Each line below either holds the string "this" or doesn't. Count those that do and give only the number.

>> Begin Task material

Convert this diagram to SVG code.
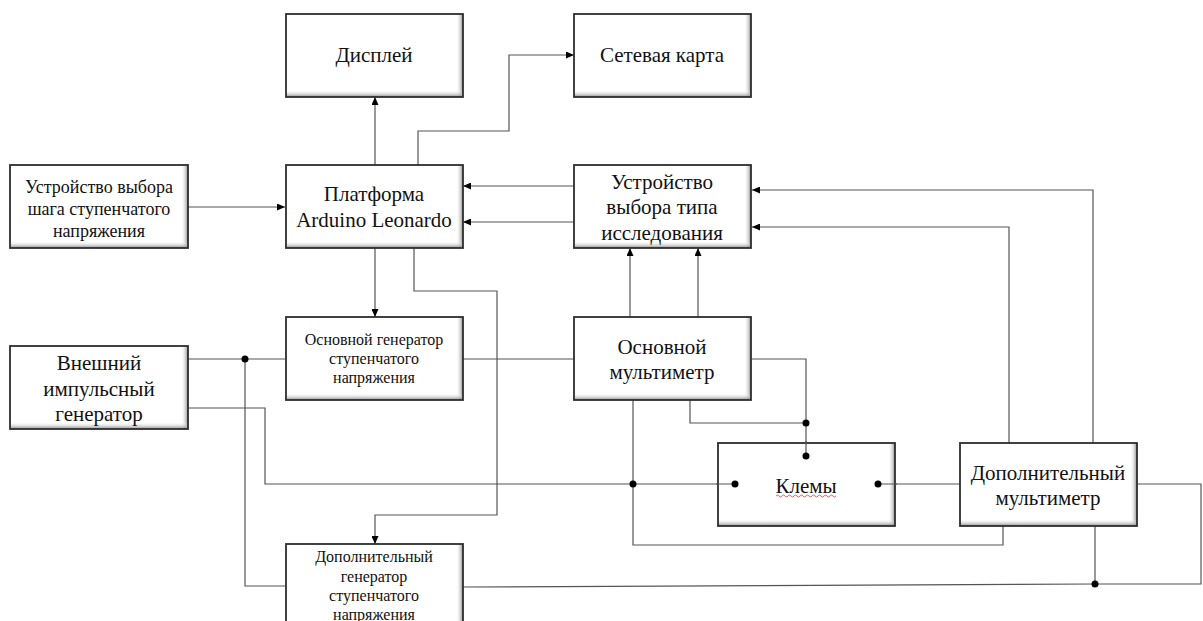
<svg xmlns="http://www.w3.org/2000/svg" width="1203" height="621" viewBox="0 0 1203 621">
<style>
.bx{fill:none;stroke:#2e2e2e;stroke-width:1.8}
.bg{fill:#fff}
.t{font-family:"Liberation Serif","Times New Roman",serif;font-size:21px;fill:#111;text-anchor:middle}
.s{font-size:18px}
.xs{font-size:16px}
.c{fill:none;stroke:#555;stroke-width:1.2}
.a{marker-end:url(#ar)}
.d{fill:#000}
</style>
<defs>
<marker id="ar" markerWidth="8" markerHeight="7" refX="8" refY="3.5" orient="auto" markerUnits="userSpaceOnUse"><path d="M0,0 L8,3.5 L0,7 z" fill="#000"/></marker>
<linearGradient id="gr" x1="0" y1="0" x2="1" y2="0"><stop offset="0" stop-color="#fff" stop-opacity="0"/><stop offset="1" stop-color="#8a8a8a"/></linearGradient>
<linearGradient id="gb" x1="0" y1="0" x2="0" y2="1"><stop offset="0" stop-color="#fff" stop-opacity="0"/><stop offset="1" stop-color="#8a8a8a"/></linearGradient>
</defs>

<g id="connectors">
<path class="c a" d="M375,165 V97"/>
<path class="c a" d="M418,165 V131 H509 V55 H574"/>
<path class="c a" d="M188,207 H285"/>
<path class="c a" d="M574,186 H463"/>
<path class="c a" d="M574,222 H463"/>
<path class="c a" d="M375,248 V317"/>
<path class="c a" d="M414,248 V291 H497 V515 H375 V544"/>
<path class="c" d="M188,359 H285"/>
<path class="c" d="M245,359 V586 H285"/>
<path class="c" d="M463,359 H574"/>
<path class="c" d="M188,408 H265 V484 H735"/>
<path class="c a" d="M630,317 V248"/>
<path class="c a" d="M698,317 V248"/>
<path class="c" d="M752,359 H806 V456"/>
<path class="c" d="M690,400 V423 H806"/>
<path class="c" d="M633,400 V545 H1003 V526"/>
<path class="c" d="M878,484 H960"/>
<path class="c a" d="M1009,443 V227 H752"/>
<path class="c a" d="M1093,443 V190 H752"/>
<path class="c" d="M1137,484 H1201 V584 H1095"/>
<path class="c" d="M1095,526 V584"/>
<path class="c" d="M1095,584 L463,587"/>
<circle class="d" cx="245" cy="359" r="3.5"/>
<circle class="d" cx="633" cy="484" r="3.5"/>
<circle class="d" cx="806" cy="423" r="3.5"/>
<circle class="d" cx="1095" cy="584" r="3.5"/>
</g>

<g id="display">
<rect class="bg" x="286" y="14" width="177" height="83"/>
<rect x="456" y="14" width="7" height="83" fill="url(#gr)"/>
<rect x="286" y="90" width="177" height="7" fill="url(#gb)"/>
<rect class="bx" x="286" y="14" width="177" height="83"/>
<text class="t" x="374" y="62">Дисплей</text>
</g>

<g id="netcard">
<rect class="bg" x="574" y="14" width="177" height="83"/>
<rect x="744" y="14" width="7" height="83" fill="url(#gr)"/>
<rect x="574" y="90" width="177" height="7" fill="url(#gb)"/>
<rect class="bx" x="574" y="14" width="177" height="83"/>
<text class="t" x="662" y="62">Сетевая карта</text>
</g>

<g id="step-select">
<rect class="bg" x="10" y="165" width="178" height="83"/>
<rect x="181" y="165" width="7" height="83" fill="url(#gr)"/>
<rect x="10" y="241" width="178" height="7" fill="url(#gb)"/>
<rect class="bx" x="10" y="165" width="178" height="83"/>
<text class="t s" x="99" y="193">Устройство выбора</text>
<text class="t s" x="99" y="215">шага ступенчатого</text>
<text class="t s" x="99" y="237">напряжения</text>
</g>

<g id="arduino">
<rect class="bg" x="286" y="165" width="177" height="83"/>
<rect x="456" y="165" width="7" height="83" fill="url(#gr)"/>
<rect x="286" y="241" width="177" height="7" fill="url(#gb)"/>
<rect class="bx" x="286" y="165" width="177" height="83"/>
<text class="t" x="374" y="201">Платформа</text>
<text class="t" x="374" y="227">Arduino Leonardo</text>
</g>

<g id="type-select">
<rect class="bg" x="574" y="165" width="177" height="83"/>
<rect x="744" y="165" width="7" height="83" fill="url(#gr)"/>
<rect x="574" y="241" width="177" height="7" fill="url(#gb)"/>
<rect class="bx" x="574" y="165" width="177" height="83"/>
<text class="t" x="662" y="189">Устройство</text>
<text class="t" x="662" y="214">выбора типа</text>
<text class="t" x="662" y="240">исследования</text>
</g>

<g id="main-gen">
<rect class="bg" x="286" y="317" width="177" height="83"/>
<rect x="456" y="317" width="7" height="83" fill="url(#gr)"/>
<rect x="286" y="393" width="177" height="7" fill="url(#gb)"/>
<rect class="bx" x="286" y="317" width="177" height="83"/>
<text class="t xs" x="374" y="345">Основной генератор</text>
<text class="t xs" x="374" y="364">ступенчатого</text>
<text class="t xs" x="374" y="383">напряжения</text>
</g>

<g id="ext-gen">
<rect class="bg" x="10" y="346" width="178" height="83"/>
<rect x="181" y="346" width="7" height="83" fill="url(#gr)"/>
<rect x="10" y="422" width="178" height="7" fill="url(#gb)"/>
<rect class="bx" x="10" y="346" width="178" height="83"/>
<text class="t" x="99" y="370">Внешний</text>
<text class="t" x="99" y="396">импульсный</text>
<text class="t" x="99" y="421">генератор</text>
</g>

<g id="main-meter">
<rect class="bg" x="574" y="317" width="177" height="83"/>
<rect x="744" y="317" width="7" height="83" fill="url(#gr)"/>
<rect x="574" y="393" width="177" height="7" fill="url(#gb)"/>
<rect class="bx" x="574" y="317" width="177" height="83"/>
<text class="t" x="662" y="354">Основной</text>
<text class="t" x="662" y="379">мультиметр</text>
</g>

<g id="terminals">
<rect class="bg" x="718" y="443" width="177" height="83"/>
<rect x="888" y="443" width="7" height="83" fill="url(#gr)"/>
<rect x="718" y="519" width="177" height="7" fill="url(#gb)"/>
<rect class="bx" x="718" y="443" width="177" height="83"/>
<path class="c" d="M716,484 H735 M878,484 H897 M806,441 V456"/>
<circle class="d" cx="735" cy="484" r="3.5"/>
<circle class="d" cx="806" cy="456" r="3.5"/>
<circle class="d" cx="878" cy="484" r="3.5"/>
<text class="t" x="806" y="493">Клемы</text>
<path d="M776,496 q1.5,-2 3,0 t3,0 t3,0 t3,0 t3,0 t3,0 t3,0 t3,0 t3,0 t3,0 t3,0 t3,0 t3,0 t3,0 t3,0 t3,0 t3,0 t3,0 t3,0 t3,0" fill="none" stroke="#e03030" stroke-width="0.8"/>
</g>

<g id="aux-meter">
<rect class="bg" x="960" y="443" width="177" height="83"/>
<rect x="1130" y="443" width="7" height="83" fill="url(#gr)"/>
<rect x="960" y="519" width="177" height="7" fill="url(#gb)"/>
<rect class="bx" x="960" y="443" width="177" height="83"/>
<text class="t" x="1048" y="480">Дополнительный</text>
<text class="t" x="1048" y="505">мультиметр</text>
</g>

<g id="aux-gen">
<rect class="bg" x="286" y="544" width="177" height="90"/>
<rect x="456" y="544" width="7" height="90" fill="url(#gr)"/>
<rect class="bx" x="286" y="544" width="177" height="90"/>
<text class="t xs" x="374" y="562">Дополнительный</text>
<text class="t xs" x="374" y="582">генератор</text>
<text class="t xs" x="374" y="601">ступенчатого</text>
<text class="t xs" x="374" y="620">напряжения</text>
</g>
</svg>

>> End Task material
>> Begin Task material

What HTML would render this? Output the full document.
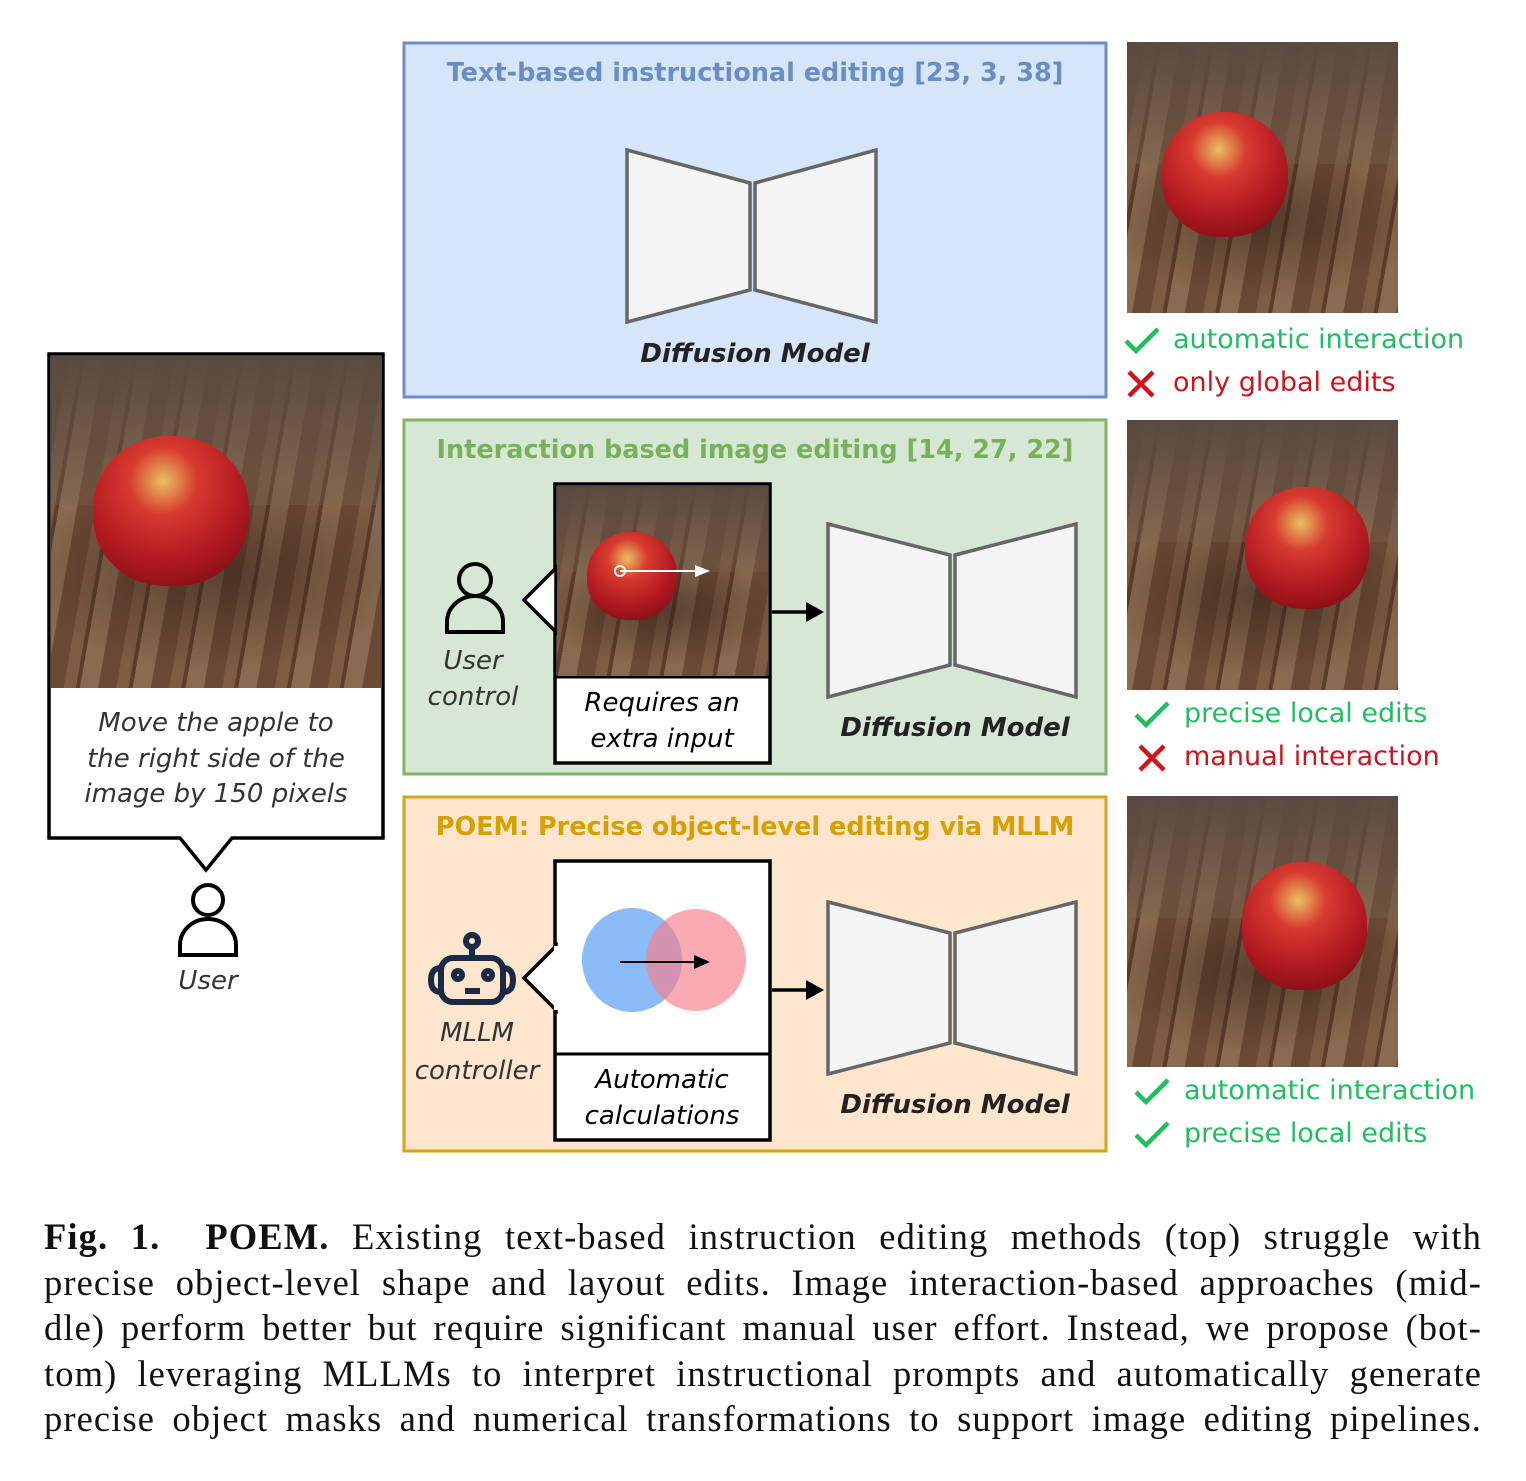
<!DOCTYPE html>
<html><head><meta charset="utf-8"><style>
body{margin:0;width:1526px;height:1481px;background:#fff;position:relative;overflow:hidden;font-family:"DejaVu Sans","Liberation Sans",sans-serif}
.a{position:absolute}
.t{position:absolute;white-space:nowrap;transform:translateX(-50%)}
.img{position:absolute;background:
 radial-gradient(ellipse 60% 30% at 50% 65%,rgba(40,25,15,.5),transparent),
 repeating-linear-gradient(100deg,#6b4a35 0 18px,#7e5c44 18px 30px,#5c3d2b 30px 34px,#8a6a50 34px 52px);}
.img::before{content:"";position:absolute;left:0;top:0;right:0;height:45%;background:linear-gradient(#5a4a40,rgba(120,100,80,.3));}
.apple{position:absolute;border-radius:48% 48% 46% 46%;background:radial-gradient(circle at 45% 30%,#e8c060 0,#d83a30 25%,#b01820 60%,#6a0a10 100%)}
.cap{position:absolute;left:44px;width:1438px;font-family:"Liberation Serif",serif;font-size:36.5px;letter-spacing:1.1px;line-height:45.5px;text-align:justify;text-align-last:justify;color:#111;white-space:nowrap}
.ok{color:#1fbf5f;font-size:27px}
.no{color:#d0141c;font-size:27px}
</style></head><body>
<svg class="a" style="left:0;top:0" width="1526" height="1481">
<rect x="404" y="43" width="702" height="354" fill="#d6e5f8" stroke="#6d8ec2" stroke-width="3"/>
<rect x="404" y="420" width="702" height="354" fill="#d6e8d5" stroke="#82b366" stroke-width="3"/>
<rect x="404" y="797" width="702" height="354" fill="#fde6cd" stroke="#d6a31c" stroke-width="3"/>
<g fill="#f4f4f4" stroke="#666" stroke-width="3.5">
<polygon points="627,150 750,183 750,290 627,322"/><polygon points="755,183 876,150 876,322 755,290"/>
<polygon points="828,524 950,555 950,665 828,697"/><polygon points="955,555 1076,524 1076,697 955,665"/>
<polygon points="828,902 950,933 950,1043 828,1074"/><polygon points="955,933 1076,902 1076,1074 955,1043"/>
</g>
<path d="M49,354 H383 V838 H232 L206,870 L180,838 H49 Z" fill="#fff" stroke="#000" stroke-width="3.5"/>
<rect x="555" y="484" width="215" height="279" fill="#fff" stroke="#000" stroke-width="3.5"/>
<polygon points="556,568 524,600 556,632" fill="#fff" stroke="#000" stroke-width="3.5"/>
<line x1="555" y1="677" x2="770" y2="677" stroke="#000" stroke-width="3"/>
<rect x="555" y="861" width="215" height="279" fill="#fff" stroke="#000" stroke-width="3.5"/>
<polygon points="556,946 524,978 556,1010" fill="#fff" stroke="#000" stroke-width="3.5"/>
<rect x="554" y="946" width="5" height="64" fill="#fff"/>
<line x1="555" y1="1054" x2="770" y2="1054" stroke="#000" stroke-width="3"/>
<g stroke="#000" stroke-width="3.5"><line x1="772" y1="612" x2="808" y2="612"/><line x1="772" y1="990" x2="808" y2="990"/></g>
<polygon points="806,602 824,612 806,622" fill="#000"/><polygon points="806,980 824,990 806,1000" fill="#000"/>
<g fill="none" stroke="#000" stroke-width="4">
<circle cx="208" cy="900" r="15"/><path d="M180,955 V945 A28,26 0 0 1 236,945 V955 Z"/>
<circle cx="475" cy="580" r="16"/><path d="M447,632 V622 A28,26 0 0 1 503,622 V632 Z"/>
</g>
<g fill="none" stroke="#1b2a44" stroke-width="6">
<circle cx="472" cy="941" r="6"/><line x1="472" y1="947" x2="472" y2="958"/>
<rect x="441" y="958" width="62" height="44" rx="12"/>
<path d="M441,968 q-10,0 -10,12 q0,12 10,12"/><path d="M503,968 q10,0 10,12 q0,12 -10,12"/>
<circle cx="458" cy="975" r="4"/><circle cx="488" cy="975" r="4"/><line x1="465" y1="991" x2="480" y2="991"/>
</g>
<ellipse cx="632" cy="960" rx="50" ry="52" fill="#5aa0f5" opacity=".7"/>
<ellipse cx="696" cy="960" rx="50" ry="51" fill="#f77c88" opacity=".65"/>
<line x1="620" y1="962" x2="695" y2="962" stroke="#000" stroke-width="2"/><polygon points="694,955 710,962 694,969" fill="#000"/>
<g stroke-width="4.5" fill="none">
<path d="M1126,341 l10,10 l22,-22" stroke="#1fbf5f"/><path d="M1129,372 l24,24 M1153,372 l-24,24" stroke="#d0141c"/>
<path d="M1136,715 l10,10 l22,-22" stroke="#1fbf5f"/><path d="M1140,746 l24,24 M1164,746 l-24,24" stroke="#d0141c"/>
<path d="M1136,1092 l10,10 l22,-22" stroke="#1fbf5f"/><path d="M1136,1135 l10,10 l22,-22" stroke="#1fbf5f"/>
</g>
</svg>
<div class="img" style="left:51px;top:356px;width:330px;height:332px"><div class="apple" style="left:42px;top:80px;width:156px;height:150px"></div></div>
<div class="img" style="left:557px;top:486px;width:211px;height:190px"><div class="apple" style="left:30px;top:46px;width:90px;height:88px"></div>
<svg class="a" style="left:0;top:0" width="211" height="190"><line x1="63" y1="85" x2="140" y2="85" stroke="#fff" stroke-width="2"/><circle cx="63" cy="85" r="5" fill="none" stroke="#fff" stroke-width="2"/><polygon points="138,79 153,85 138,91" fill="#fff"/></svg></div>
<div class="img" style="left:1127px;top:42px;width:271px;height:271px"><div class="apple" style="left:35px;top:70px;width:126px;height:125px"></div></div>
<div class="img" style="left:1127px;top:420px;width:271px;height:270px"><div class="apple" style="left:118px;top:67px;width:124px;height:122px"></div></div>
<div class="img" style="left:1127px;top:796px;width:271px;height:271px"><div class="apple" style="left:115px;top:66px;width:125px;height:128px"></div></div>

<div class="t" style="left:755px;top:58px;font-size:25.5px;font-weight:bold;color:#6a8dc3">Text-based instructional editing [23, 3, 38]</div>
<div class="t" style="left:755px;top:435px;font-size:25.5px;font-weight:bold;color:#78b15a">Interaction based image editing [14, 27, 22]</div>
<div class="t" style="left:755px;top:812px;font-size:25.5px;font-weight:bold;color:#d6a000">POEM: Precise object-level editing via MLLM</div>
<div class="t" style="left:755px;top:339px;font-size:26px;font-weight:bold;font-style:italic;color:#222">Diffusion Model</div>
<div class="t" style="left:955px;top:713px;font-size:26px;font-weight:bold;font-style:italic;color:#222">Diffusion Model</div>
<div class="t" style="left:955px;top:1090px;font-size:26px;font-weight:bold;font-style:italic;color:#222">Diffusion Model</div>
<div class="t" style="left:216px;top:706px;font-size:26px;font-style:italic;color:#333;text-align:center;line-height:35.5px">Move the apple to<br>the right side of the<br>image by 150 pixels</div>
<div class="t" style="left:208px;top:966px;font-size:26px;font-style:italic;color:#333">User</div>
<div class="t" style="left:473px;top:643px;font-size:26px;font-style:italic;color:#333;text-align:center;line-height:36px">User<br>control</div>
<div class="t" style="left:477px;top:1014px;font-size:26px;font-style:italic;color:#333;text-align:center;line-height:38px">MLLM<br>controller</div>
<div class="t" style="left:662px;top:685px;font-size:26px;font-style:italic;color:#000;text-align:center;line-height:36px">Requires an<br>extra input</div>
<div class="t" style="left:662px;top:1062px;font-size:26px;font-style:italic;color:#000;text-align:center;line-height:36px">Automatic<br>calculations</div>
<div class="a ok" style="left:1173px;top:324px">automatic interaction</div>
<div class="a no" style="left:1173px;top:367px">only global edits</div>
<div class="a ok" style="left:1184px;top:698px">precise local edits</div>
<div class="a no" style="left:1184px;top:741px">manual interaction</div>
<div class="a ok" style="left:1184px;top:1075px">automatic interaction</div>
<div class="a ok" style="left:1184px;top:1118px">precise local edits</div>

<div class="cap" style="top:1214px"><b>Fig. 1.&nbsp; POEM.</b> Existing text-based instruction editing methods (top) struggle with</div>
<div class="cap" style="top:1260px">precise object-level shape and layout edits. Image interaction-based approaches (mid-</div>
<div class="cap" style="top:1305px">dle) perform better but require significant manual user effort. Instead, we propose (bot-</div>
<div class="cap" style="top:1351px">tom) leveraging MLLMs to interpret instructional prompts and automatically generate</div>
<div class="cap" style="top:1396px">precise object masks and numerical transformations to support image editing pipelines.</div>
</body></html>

>> End Task material

## The solution
2